Aug. 9, 2011
An arresting new study, issued by the Pew Forum on Religion and Public Life, demonstrates that "restrictions on religious beliefs and practices rose between mid-2006 and mid-2009 in 23 of the worlds 198 countries (12%)." However, as the study notes, this 12% figure is misleading: "Because several countries with increasing restrictions on religion are very populous, however, the increases affect a much larger share of people than of states. More than 2.2 billion people nearly a third (32%) of the worlds total population of 6.9 billion live in countries where either government restrictions on religion or social hostilities involving religion rose substantially over the three-year period studied."
The Pew report is well quantified; "The researchers involved in this process recorded only concrete reports about specific government laws, policies and actions, as well as incidents of religious violence or intolerance by social groups; they did not rely on the commentaries or opinions of the sources." In other words, the researchers can back up what they claim with hard data, which makes their findings all the more disturbing. Family Research Council believes that religious liberty is a right bestowed by God, which is why we advocate for it here at home and stand with those persecuted for their faith around the world.

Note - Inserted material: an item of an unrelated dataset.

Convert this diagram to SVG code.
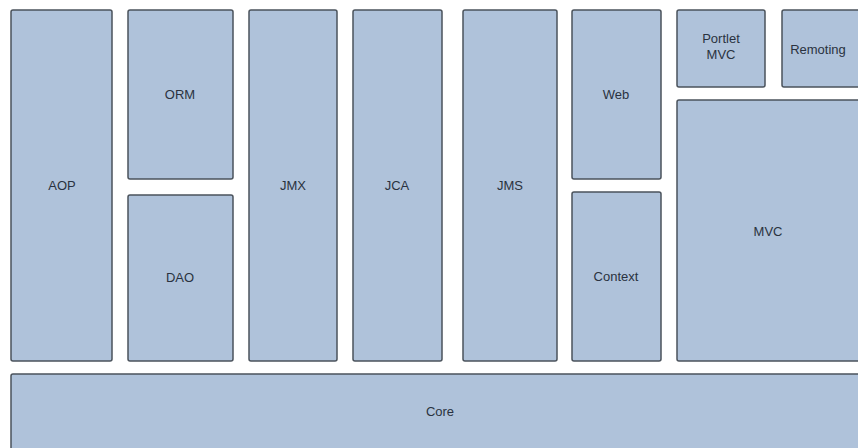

In comments to a group of the Society of Friends (Quakers) in 1789, George Washington noted that "The liberty enjoyed by the people of these states of worshiping Almighty God agreebly to their conscience, is not only among the choicest of their blessings, but also of their rights." The right of religious liberty is endowed to all men, everywhere, as each of us is made in God's image and likeness and merits the freedom conscientiously to follow Him. When government interferes with that right, it oversteps its God-given authority. Sadly, such overstepping is far too common in our time.
Christians can write or email the embassies of offending countries, respectfully calling on them to stop persecution of believers in their nations. Some can go to the regions affected to minister to those who are oppressed. Most can give to organizations that help fight persecution (see FRC's Real Compassion to learn about ministries that work for international religious liberty). And all of us can pray. Let us.